Perlindungan Hak Asasi Digital
Oleh: Kartika Puspitasari, S.H.*)
Dinamika perkembangan dan kemajuan teknologi telah membuat perubahan yang nyata dalam berbagai sisi kehidupan manusia. Teknologi informasi, media elektronik, dan internet adalah kata kunci dalam kehidupan sehari-hari masyarakat global, termasuk masyarakat Indonesia. Khusus untuk penggunaan internet, tidak hanya digunakan sebagai media hiburan, internet juga digunakan untuk kegiatan lainnya seperti sekolah, bekerja, pelayanan kesehatan, dan bahkan berpolitik. Jumlah pengguna internet di Indonesia sangat tinggi. Hal itu dapat dilihat melalui data yang dilansir pada laman Kementerian Komunikasi dan Informatika. Pada tahun 2021, terdapat 202,6 juta pengguna internet di Indonesia atau meningkat sebanyak 11 persen dari tahun 2020 yang terdata sebanyak 175,4 juta pengguna internet. Namun demikian, menarik untuk diperhatikan apakah ada korelasi antara jumlah pengguna internet yang tinggi di Indonesia dengan kesadaran atas hak-hak asasi di bidang digital yang melekat pada pengguna tersebut sebagai subjek hukum.
Dalam tulisan ini akan dibahas 2 (dua) isu besar, pertama, tentang pengertian hak asasi digital beserta kerangka hukum yang mengaturnya, kedua, penerapan hak asasi digital di Indonesia, ASEAN, European Union, dan praktik oleh penyedia aplikasi digital.
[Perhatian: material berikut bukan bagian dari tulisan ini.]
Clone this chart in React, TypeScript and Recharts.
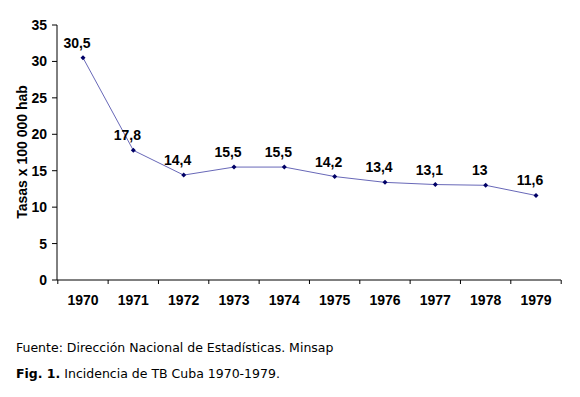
import { Line, LineChart, XAxis, YAxis, LabelList } from "recharts";

const years = ["1970", "1971", "1972", "1973", "1974", "1975", "1976", "1977", "1978", "1979"];
const rates = [30.5, 17.8, 14.4, 15.5, 15.5, 14.2, 13.4, 13.1, 13, 11.6];
const yTicks = [0, 5, 10, 15, 20, 25, 30, 35];

const data = years.map((year, i) => ({ year, rate: rates[i] }));

const FONT = "'Liberation Sans', Arial, sans-serif";
const CAPTION_FONT = "'DejaVu Sans', Verdana, sans-serif";
const HALF_BAND = 25.2;

function YearTick(props: any) {
  const { x, y, payload, index } = props;
  const axisY = y - 6;
  const last = index === years.length - 1;
  return (
    <g>
      <line x1={x - HALF_BAND} y1={axisY} x2={x - HALF_BAND} y2={axisY + 4} stroke="#000" />
      {last ? (
        <line x1={x + HALF_BAND} y1={axisY} x2={x + HALF_BAND} y2={axisY + 4} stroke="#000" />
      ) : null}
      <text
        x={x}
        y={y + 19}
        textAnchor="middle"
        fontFamily={FONT}
        fontSize={14}
        fontWeight="bold"
        fill="#000"
      >
        {payload.value}
      </text>
    </g>
  );
}

function Diamond(props: any) {
  const { cx, cy } = props;
  if (cx == null || cy == null) return null;
  return (
    <path
      d={`M${cx},${cy - 2.5}L${cx + 2.5},${cy}L${cx},${cy + 2.5}L${cx - 2.5},${cy}Z`}
      fill="#000066"
    />
  );
}

function YLabel() {
  return (
    <text
      x={22}
      y={152}
      transform="rotate(-90 22 152)"
      textAnchor="middle"
      dominantBaseline="central"
      fontFamily={FONT}
      fontSize={14}
      fontWeight="bold"
      fill="#000"
    >
      Tasas x 100 000 hab
    </text>
  );
}

export default function App() {
  return (
    <div
      style={{
        position: "absolute",
        left: 0,
        top: 0,
        width: 580,
        height: 397,
        background: "#fff",
      }}
    >
      <LineChart
        width={580}
        height={310}
        data={data}
        margin={{ top: 25, right: 19, left: 0, bottom: 0 }}
      >
        <XAxis
          dataKey="year"
          padding={{ left: 26, right: 25 }}
          tickLine={false}
          tickSize={4}
          tickMargin={2}
          height={30}
          interval={0}
          stroke="#000"
          tick={<YearTick />}
        />
        <YAxis
          width={57}
          domain={[0, 35]}
          ticks={yTicks}
          interval={0}
          tickSize={5}
          tickMargin={5}
          stroke="#000"
          tick={{ fontFamily: FONT, fontSize: 14, fontWeight: "bold", fill: "#000" }}
          label={<YLabel />}
        />
        <Line
          type="linear"
          dataKey="rate"
          stroke="#6868b8"
          strokeWidth={1}
          dot={<Diamond />}
          activeDot={false}
          isAnimationActive={false}
        >
          <LabelList
            dataKey="rate"
            position="top"
            offset={10}
            dx={-6}
            formatter={(v: any) => String(v).replace(".", ",")}
            style={{ fontFamily: FONT, fontSize: 14, fontWeight: "bold", fill: "#000" }}
          />
        </Line>
      </LineChart>
      <div
        style={{
          position: "absolute",
          left: 16,
          top: 340,
          fontFamily: CAPTION_FONT,
          fontSize: 12.5,
          color: "#000",
          whiteSpace: "nowrap",
        }}
      >
        Fuente: Dirección Nacional de Estadísticas. Minsap
      </div>
      <div
        style={{
          position: "absolute",
          left: 16,
          top: 366,
          fontFamily: CAPTION_FONT,
          fontSize: 12.5,
          color: "#000",
          whiteSpace: "nowrap",
        }}
      >
        <b>Fig. 1.</b> Incidencia de TB Cuba 1970-1979.
      </div>
    </div>
  );
}
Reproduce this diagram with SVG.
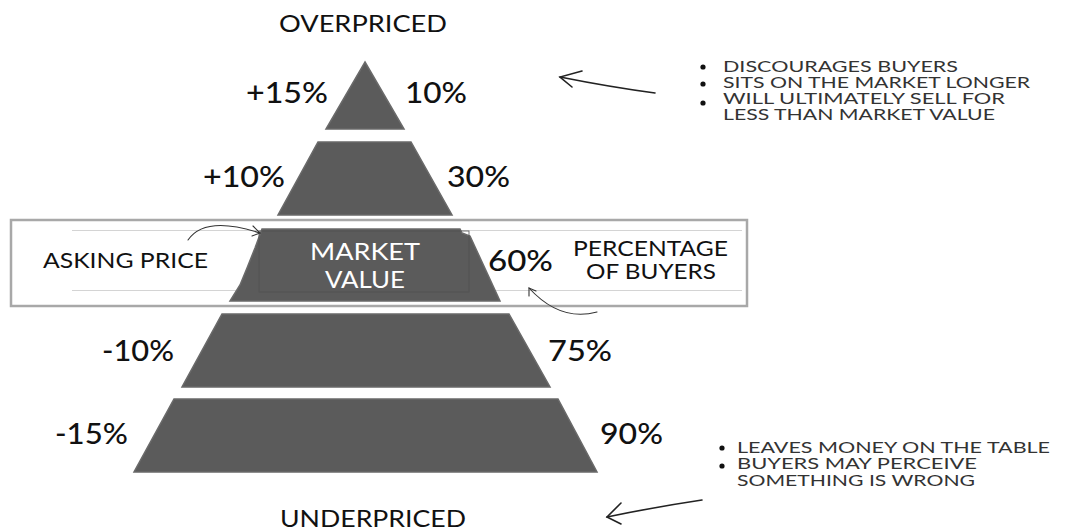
<svg xmlns="http://www.w3.org/2000/svg" width="1069" height="531" viewBox="0 0 1069 531">
<style>
.tier{fill:#5b5b5b;stroke:#6a6a6a;stroke-width:1.5}
.pct{font-family:Lato,"Liberation Sans",sans-serif;font-size:29px;fill:#111;font-weight:500}
.head{font-family:Lato,"Liberation Sans",sans-serif;font-size:24px;fill:#111}
.lbl{font-family:Lato,"Liberation Sans",sans-serif;font-size:21px;fill:#111}
.mv{font-family:Lato,"Liberation Sans",sans-serif;font-size:23px;fill:#ffffff;text-anchor:middle}
.note{font-family:Lato,"Liberation Sans",sans-serif;font-size:15px;fill:#333}
.arr{fill:none;stroke:#222;stroke-width:1.6;stroke-linecap:round}
.thin{fill:none;stroke:#333;stroke-width:1.1;stroke-linecap:round}
</style>
<rect width="1069" height="531" fill="#fff"/>

<g id="band">
<rect x="11" y="220" width="736" height="86" fill="#fff" stroke="#a8a8a8" stroke-width="2.5"/>
<line x1="72" y1="230.5" x2="742" y2="230.5" stroke="#d4d4d4" stroke-width="1"/>
<line x1="72" y1="290.5" x2="742" y2="290.5" stroke="#d4d4d4" stroke-width="1"/>
</g>

<text id="overpriced" class="head" x="279" y="32" textLength="168" lengthAdjust="spacingAndGlyphs">OVERPRICED</text>
<text id="underpriced" class="head" x="280" y="527" textLength="186" lengthAdjust="spacingAndGlyphs">UNDERPRICED</text>

<g id="tier1">
<polygon class="tier" points="365,62 404,129 326,129"/>
<text class="pct" x="246" y="103" textLength="82" lengthAdjust="spacingAndGlyphs">+15%</text>
<text class="pct" x="405" y="103" textLength="62" lengthAdjust="spacingAndGlyphs">10%</text>
</g>

<g id="tier2">
<polygon class="tier" points="318,142 411,142 452,215 278,215"/>
<text class="pct" x="203" y="187" textLength="82" lengthAdjust="spacingAndGlyphs">+10%</text>
<text class="pct" x="447" y="187" textLength="63" lengthAdjust="spacingAndGlyphs">30%</text>
</g>

<g id="tier3">
<polygon class="tier" points="262,229 460,229 462,233 470,236 500,301 230,301 240,285 247,268 255,248"/>
<rect x="259" y="231" width="210" height="61" fill="none" stroke="#525252" stroke-width="0.8"/>
<text class="mv" x="365" y="260" textLength="110" lengthAdjust="spacingAndGlyphs">MARKET</text>
<text class="mv" x="365" y="288" textLength="80" lengthAdjust="spacingAndGlyphs">VALUE</text>
<text class="lbl" x="43" y="268" font-size="24" textLength="165" lengthAdjust="spacingAndGlyphs">ASKING PRICE</text>
<text class="pct" x="488" y="271" font-weight="700" textLength="65" lengthAdjust="spacingAndGlyphs">60%</text>
<text class="lbl" x="573" y="256" textLength="155" lengthAdjust="spacingAndGlyphs">PERCENTAGE</text>
<text class="lbl" x="586" y="279" textLength="130" lengthAdjust="spacingAndGlyphs">OF BUYERS</text>
</g>

<g id="tier4">
<polygon class="tier" points="222,314 509,314 550,387 182,387"/>
<text class="pct" x="102" y="361" textLength="72" lengthAdjust="spacingAndGlyphs">-10%</text>
<text class="pct" x="548" y="361" textLength="64" lengthAdjust="spacingAndGlyphs">75%</text>
</g>

<g id="tier5">
<polygon class="tier" points="174,399 558,399 597,472 134,472"/>
<text class="pct" x="55" y="444" textLength="73" lengthAdjust="spacingAndGlyphs">-15%</text>
<text class="pct" x="600" y="444" textLength="63" lengthAdjust="spacingAndGlyphs">90%</text>
</g>

<g id="note-top">
<circle cx="703" cy="67" r="2.6" fill="#111"/>
<circle cx="703" cy="84" r="2.6" fill="#111"/>
<circle cx="703" cy="103" r="2.6" fill="#111"/>
<text class="note" x="723" y="72" textLength="235" lengthAdjust="spacingAndGlyphs">DISCOURAGES BUYERS</text>
<text class="note" x="723" y="88" textLength="307" lengthAdjust="spacingAndGlyphs">SITS ON THE MARKET LONGER</text>
<text class="note" x="723" y="104" textLength="282" lengthAdjust="spacingAndGlyphs">WILL ULTIMATELY SELL FOR</text>
<text class="note" x="723" y="120" textLength="272" lengthAdjust="spacingAndGlyphs">LESS THAN MARKET VALUE</text>
</g>

<g id="note-bottom">
<circle cx="722" cy="448" r="2.6" fill="#111"/>
<circle cx="722" cy="466" r="2.6" fill="#111"/>
<text class="note" x="737" y="453" textLength="313" lengthAdjust="spacingAndGlyphs">LEAVES MONEY ON THE TABLE</text>
<text class="note" x="737" y="469" textLength="240" lengthAdjust="spacingAndGlyphs">BUYERS MAY PERCEIVE</text>
<text class="note" x="737" y="486" textLength="238" lengthAdjust="spacingAndGlyphs">SOMETHING IS WRONG</text>
</g>

<g id="connectors">
<path class="arr" d="M655,93 Q610,87 560,77"/>
<path class="arr" d="M582,71 L560,77 L572,87"/>
<path class="arr" d="M702,500 Q655,507 607,517"/>
<path class="arr" d="M621,503 L607,517 L621,524"/>
<path class="thin" d="M188,240 Q205,215 260,233"/>
<path class="thin" d="M253,226 L260,233 L252,236"/>
<path class="thin" d="M597,312 Q560,322 529,288"/>
<path class="thin" d="M529,296 L529,288 L536,291"/>
</g>
</svg>
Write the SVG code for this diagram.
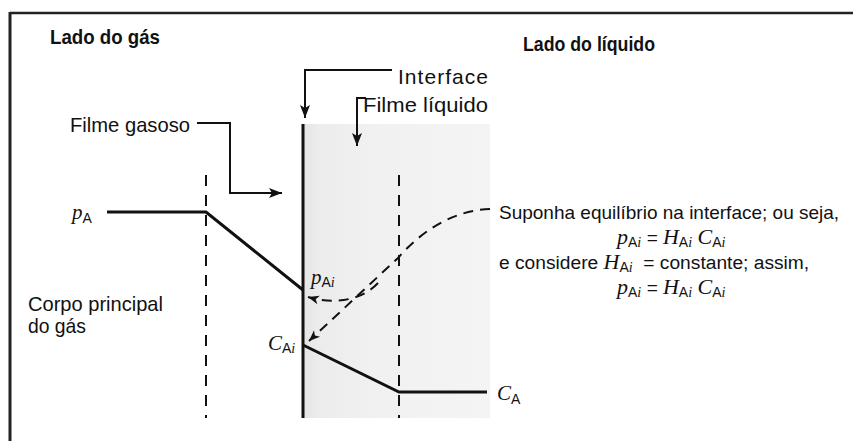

Kerangka Hukum Perlindungan Hak Asasi Digital
Hak asasi digital merupakan salah satu bentuk hak asasi manusia universal yang bersifat konkret dan dijamin oleh hukum internasional serta konstitusi negara-negara di dunia. Hak asasi digital dipahami sebagai sekumpulan hak-hak masyarakat untuk mengakses, menggunakan, menciptakan, menyebarluaskan kerja digital, serta untuk mengakses dan menggunakan komputer dan perangkat elektronik lainnya, termasuk jaringan komunikasi, khususnya internet. Berdasarkan definisi tersebut, masyarakat memiliki hak untuk mengakses dan menggunakan kerja digital, salah satunya menggunakan internet. Hal ini juga menjadi materi dalam Konstitusi Indonesia, Undang-Undang Dasar Negara Republik Indonesia Tahun 1945 (UUD 1945). Dalam Pasal 28F UUD 1945 dinyatakan bahwa negara menjamin hak setiap orang untuk berkomunikasi dan memperoleh informasi untuk mengembangkan pribadi dan lingkungan sosialnya, serta berhak untuk mencari, memperoleh, memiliki, menyimpan, mengolah, dan menyampaikan informasi dengan menggunakan segala jenis saluran yang tersedia. Rumusan tersebut menjadi dasar pemberian hak digital bagi masyarakat. Ketentuan tersebut kemudian diatur lebih lanjut dalam bagian Hak Mengembangkan Diri pada Undang-Undang Nomor 29 Tahun 1999 tentang Hak Asasi Manusia (UU HAM). UU HAM melegitimasi bahwa internet dapat digunakan untuk mengembangkan diri pribadi setiap orang. Namun sayangnya, dalam pelaksanaannya masih terjadi ketimpangan akses internet di Indonesia, yang utamanya disebabkan oleh infrastruktur yang belum merata.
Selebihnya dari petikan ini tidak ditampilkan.